Following the million-man Nuclear Freeze march in June 1982 in New York City, which was heralded as the largest political demonstration in American history, Smith began demonstrating closer to home. He lobbied state senators to pass a resolution that called for a nuclear test ban, distributing sample ballots of the measure to Rhode Islanders in South County.

He also started to practice what he preached, erecting a 2.5 kilowatt windmill on his property in 1976. He was off the grid for 15 years, but when electricity prices rose, Smith installed rooftop solar panels. These systems continue to work with little maintenance.

“The solar power supplements the wind energy quite nicely in this climate,” he said.

As the ’90s approached, Smith and his wife, Rosita, started their family, which, along with his burgeoning business, forced a hiatus in front-line activism. Instead, he’s undertaken more conservative approaches, such as the annual protests at East Ferry during the anniversaries of the Hiroshima bombing.

“I was not so active with courting nonviolent arrests,” he said.

A new development, however, has revitalized his passion.

Ending the threat

Smith’s unmistakable truck, which he drives as far north as Boston, provides more than awareness.

“It’s not a protest,” he said. “It’s education.”

Smith’s goal is for America to sign the Nuclear Weapon Ban Treaty, a comprehensive agreement to prohibit these weapons around the globe. Passed in 2017 by the United Nations, the treaty has been ratified by 21 countries, including Mexico, Cuba and Vietnam. The pact, however, does not take effect until 50 countries endorse the agreement. The United States, which has the most devastating nuclear arsenal in the world, didn’t even approve the language.

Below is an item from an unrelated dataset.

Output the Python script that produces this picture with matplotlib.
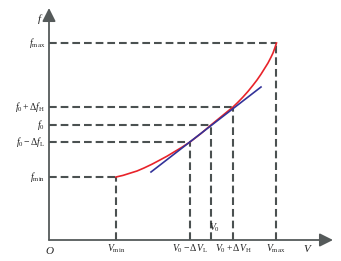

“Our newspapers have given it little or no publicity,” Smith said. “So, now I’m publicizing it with my truck.”

Because he can’t fit all the pertinent information on a single vehicle, below the signature message is the website NuclearBan.us, a recognized nonprofit organization “committed to the total elimination of nuclear weapons.” It’s a one-stop shop for resources related to the dangers of nuclear power.

Also fueling Smith’s resurgence against nuclear power was Daniel Ellsburg’s 2017 book, “The Doomsday Machine,” which details the haphazard policies that control these weapons. In the past, Smith said, nuclear warheads had almost been triggered by rising full moons and flocks of geese.

“Authority to use nuclear weapons is delegated down the chain of command, from the generals to the colonels to the actual launch officers and jet airplane pilots,” he said. “If they believe themselves cut off from the chain of command, they are to launch these weapons.”

While Smith believes the treaty ultimately will be ratified, with or without U.S. approval, he wants to spread awareness to speed up the process. He’s encouraging his neighbors with beat-up trucks to share the message across the bodies of their vehicles. For owners who would rather not vandalize their luxury cars, Smith has bumper stickers. If neither of these options are amenable, he is encouraging a simple honk in support of eliminating “the most terrible destructive force ever harnessed by man,” which was reported by the Los Angeles Times, Aug. 7, 1945.

“This is a terrible burden on our psychosis,” Smith said. “The treaty offers us a way out. It will be ratified. It will happen. But maybe not in my lifetime.”